From the title, it seemed as if the point of the op-ed was to distinguish the nature of education from the nature of employment, the latter being one of the two misguided characterizations of higher education. The other is a consumer purchase in order to rationalize the role of students by invoking the old saw, “the consumer is always right.” But no, that was not the point of “College Students: School Is Not Your Job” by a writing teacher at Southern Methodist University, Jonathan Malesic. Not at all.
College freshmen who just arrived on campus have heard, from parents and politicians alike, that college exists mainly for the sake of work. Colleges themselves tout their graduates’ employment rates, starting salaries and career networks as major selling points.
Students have gotten the message. An overwhelming majority of first-year students tell pollsters that getting a better job is a major reason for going to college. Across 25 years of teaching at five universities in three states, I have heard students consistently call school their “job.” Given the cost of attending a four-year college, it’s reasonable that they want assurance their degrees will lead to higher earnings.
If only parents and politicians offered such practical advice. More likely, they’ve learned from their peers that the burden of school debt can be soul crushing, and that the glory of studying majors that will ultimately offer no way to repay it, no job with which to occupy the hours between undergrad and graduate school with yet more debt, and no job at the end of the rainbow since there aren’t enough universities to hire yet another Ph,D, in grievance studies, and the sheepskin is otherwise good for nothing.
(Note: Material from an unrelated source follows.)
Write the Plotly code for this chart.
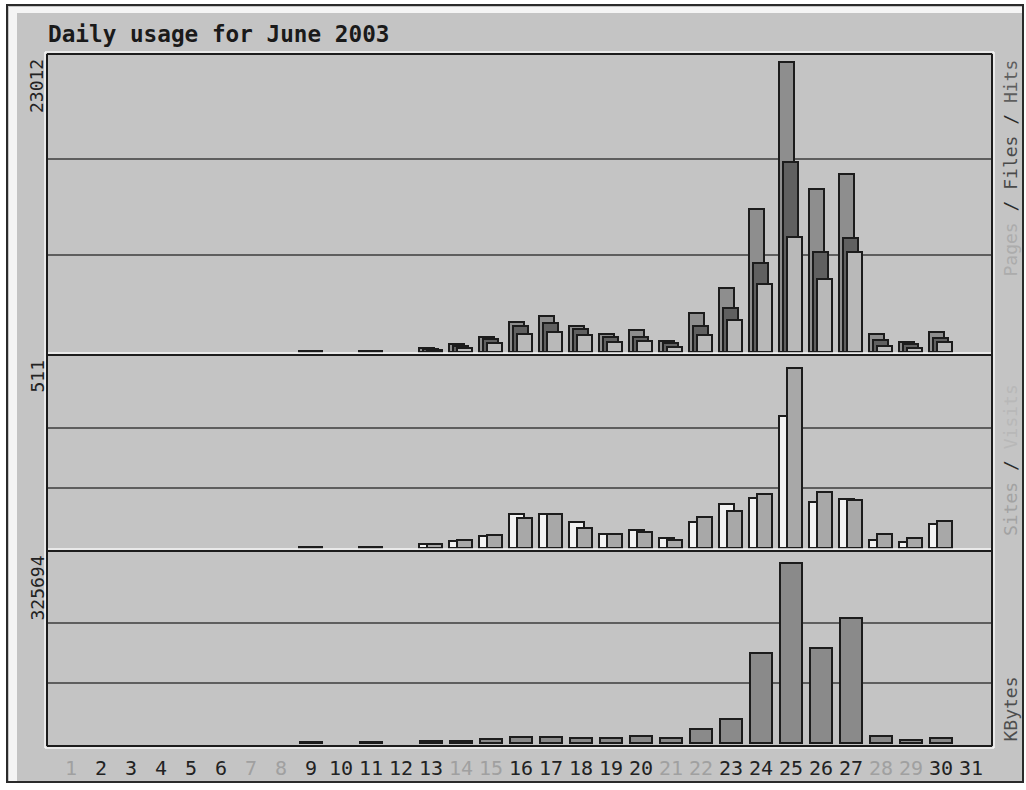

But regardless of whether students come upon this reality organically or because cynical mommy and daddy pushed junior to take a course of study that might contribute financially to their well being, the point remains that more students want well-paying jobs after college than a volunteer position as a doyenne at the Met.
College is a unique time in your life to discover just how much your mind can do. Capacities like an ear for poetry, a grasp of geometry or a keen moral imagination may not pay off financially (though you never know), but they are part of who you are. That makes them worth cultivating. Doing so requires a community of teachers and fellow learners. Above all, it requires time — time to allow your mind to branch out, grow and blossom.
College is indeed a unique time in a student’s life, and students should be exposed to broad array of an enlightened liberal arts education. Unfortunately, that was far more doable when the students filling the amphitheater seats came from families of means, the sort where a well-educated student could afford to indulge an unremunerative course of study for the sake of enjoying great poetry and literature, and afterward join daddy’s firm as an investment banker.
The 20th-century German philosopher Josef Pieper might have said that when students see college solely in terms of work, they deny their own humanity. He pointed out in his 1948 book, “Leisure: The Basis of Culture,” that the word “school” comes from the Greek “schole,” which means “leisure.”
Who was attending college in 1948, praytell?
Pieper borrowed his idea of leisure from Aristotle, who saw contemplation as the highest human activity and thus essential to happiness. “For we do business in order that we may have leisure,” Aristotle wrote, implying that leisure must therefore be a greater thing than work.
Who doesn’t love contemplation? I know I do. If it were up to me, I would contemplate all day long. Anybody want to pay me to do so? I didn’t think so.
Pieper’s question is just as urgent today for people pursuing higher education. For all but the most fortunate, earning power is an inescapable concern throughout a person’s life. But if it’s the only value that defines a life, then students don’t need a true education at all. They don’t need to construct a vision of the whole world and their place in it. They don’t need to address the larger questions that arise through open-ended discussion with professors and peers. They need just narrowly focused training.
Malesic isn’t wrong that one can take a course of study directed toward future gainful employment and still have room for students to “construct a vision of the whole world and their place in it.” But that’s no longer what colleges do. What happened to the required course in Western Civ or Classic Lit, the foundations of a liberal education that bound educated people together so that they understood the concepts and references shared among the degreed folks?
It’s not easy to make space for leisure within universities that look increasingly like corporations. It’s not easy to fit open-ended contemplation into a Monday-Wednesday-Friday schedule. Still, at their best, colleges and universities offer an alternative to the culture that values people solely for their labor.
I went to college and never had trouble finding “space for leisure,” often at the foolish expense of doing the required reading. But then, I was a poor kid from a poor family, and my daddy didn’t have an investment banking firm to set me up in as I pondered Kierkegaard and Nietzsche. If I didn’t come out of college with the ability to make something of myself, I would fall back on a life of very hungry contemplation since I would have nothing to eat.
For academics to bemoan the death of a leisurely education, perhaps they should consider their willingness to work for free, such that their students wouldn’t have to assumed massive debt to enjoy their future of leisure. But even then, they might do well to consider whether they should study renaissance painters in Art History or ponder a banana duct-taped to a wall if they hope to produce well-rounded, well-educated and adequately-leisured students.